Fish and Game faces problem of ‘ageing’ membership
One of the country’s biggest recreational organisations is facing the prospect of declining revenue due to an ageing membership and lack of interest from younger people, and requires “active intervention”, a major report says.
Fish and Game New Zealand, which represents all of the country’s hunters and anglers, has received a report from analysts Doughty Consulting which raises concerns including reduced leisure time, and the changing values of the younger generation.
“There is currently a trend of reducing revenue from local licence sales and declining participation as a percentage of population in both fishing and hunting,” the report says.
“This trend, unless corrected, will ultimately impact on Fish and Game NZ. No organisation can sustain reducing revenue with static or increasing costs.”
“Critical to any organisation is knowing your customers … a licence may be the actual item purchased, however, the product Fish and Game is selling is the experience, tradition and heritage of angling and bird hunting in New Zealand.”
The report says the ageing of licence-holders is a significant threat.
“Low participation in the younger age group and a predominantly older group falling off as each year goes on points to a looming problem that cannot be ignored.”
“As a percentage of the population, Fish and Game’s participation is in decline,” the report says. “It is likely this trend will continue unless active intervention occurs.”
The report suggests a rebranding of the organisation, particularly its reputation for being elitist.
“There is a proliferation of imagery across all media in New Zealand of big fish, remote destinations and people with expensive fly-fishing gear dominating fresh water fishing.

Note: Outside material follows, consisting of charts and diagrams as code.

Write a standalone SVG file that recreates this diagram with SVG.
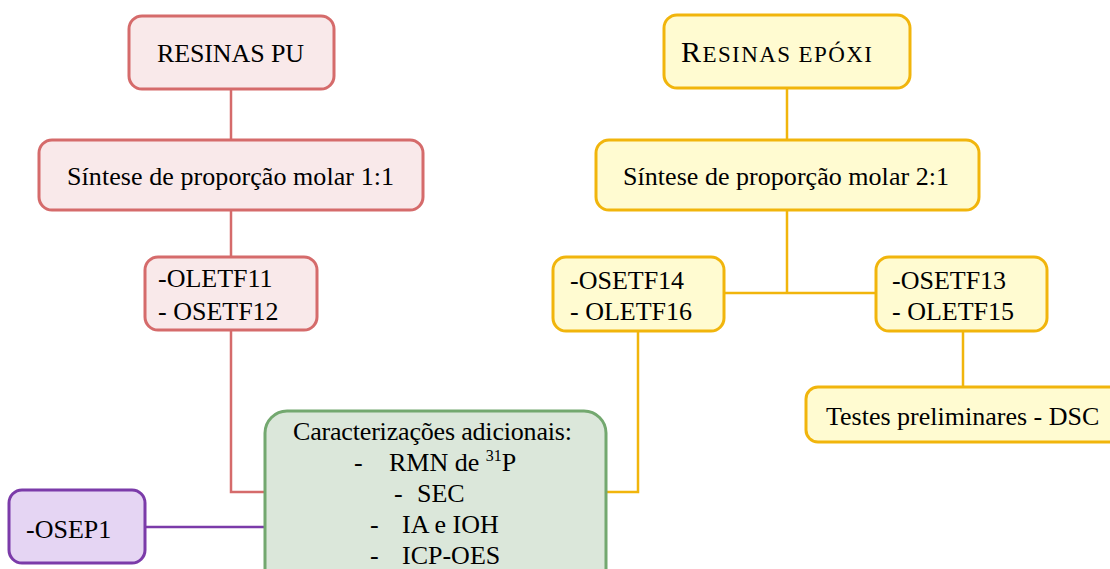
<svg xmlns="http://www.w3.org/2000/svg" width="1110" height="569" viewBox="0 0 1110 569">
<style>
text{font-family:"Liberation Serif","Times New Roman",serif;font-size:26px;fill:#000}
.r{fill:#f9e9ea;stroke:#d56b6b;stroke-width:3}
.y{fill:#fffbd1;stroke:#f1b50c;stroke-width:3}
.g{fill:#dbe7da;stroke:#73a86f;stroke-width:3}
.p{fill:#e5d5f3;stroke:#7b3ba9;stroke-width:3}
.lr{stroke:#d56b6b;stroke-width:2.5;fill:none}
.ly{stroke:#f1b50c;stroke-width:2.5;fill:none}
.lp{stroke:#7b3ba9;stroke-width:2.5;fill:none}
</style>
<rect width="1110" height="569" fill="#fff"/>
<g id="connectors">
<path class="lr" d="M231 89V140M231 210V257M231 330V492H265"/>
<path class="lp" d="M145 527H265"/>
<path class="ly" d="M787 89V140M787 210V293M724 293H876M638 331V492H606M963 331V387"/>
</g>
<g id="resinas-pu"><rect class="r" x="129" y="16" width="205" height="73" rx="13"/><text x="157" y="62" textLength="147">RESINAS PU</text></g>
<g id="sintese-11"><rect class="r" x="39" y="140" width="384" height="70" rx="13"/><text x="67" y="185" textLength="327">Síntese de proporção molar 1:1</text></g>
<g id="pu-amostras"><rect class="r" x="145" y="257" width="172" height="73" rx="13"/><text x="158" y="287">-OLETF11</text><text x="158" y="320">- OSETF12</text></g>
<g id="resinas-epoxi"><rect class="y" x="664" y="15" width="246" height="73" rx="13"/><text x="681" y="62" textLength="191"><tspan font-size="30">R</tspan><tspan font-size="23">ESINAS EPÓXI</tspan></text></g>
<g id="sintese-21"><rect class="y" x="596" y="140" width="383" height="70" rx="13"/><text x="623" y="185" textLength="326">Síntese de proporção molar 2:1</text></g>
<g id="epoxi-a"><rect class="y" x="553" y="257" width="171" height="74" rx="13"/><text x="570" y="289">-OSETF14</text><text x="570" y="320">- OLETF16</text></g>
<g id="epoxi-b"><rect class="y" x="876" y="257" width="171" height="74" rx="13"/><text x="892" y="289">-OSETF13</text><text x="892" y="320">- OLETF15</text></g>
<g id="testes"><rect class="y" x="806" y="387" width="320" height="55" rx="12"/><text x="826" y="425">Testes preliminares - DSC</text></g>
<g id="osep1"><rect class="p" x="9" y="490" width="136" height="73" rx="13"/><text x="26" y="538">-OSEP1</text></g>
<g id="caracterizacoes"><rect class="g" x="265" y="411" width="341" height="180" rx="22"/>
<text x="293" y="440" textLength="279">Caracterizações adicionais:</text>
<text x="354" y="471">-</text><text x="389" y="471">RMN de <tspan font-size="16" dy="-10">31</tspan><tspan dy="10">P</tspan></text>
<text x="394" y="502">-</text><text x="417" y="502">SEC</text>
<text x="370" y="533">-</text><text x="402" y="533">IA e IOH</text>
<text x="370" y="564">-</text><text x="402" y="564">ICP-OES</text>
</g>
</svg>
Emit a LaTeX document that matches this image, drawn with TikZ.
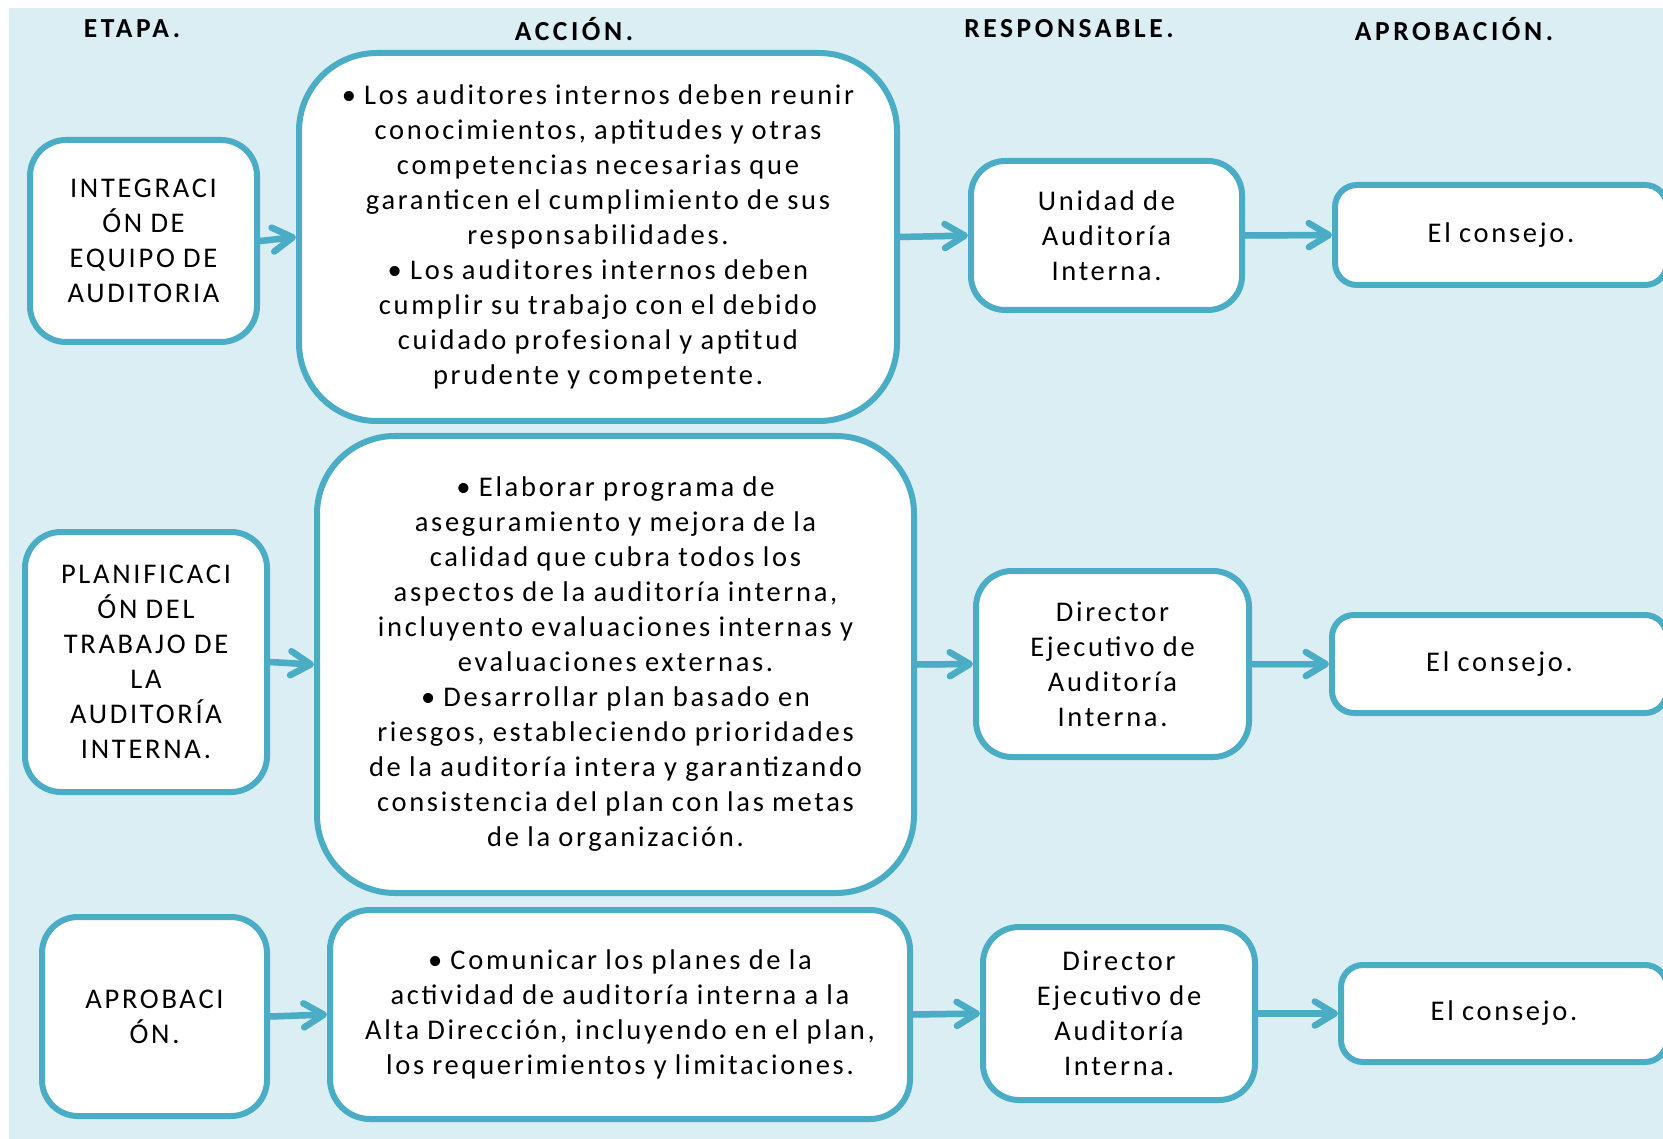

This tells a story of inaccessible fishing requiring elite skills, which is not the true picture and one that needs breaking down. Minimal skill should be the new mantra.”
The report proposes rolling out a smartphone app or digital licence that could provide GPS-driven access of key fishing spots, how to fish, and regulatory information in order to make success and compliance easier.
It also suggests capitalising on its reputation of being champions of the environment by creating a “Friends of Fish and Game”-type organisation which would target people supportive of the organisation but not necessarily licence-holders.
However, there was also a call to focus on “recruitment, retention and reactivation” of current and past licence-holders.
“Changing any culture begins with the language … campaigns are effective and can run alongside enduring messages that underpin the whole organisation.”
“I would like to see a focus on recruitment. We know that if we get young people fishing at a young age then they’ll come back to it in later life,” Taylor said.
“We also need to understand why some licence-holders are leaving. We have got to protect the experience.”
Taylor said Fish and Game NZ was not at crisis point, but there would be challenges in increasing membership.
Taylor said there was a need to understand why there was “churn” in licence holders. It was assumed that many hunters and anglers were not getting the same experience from the high country due to environmental degradation.
The report would be sent to all Fish and Game councils in the country, and a strategy would be developed from there, he said.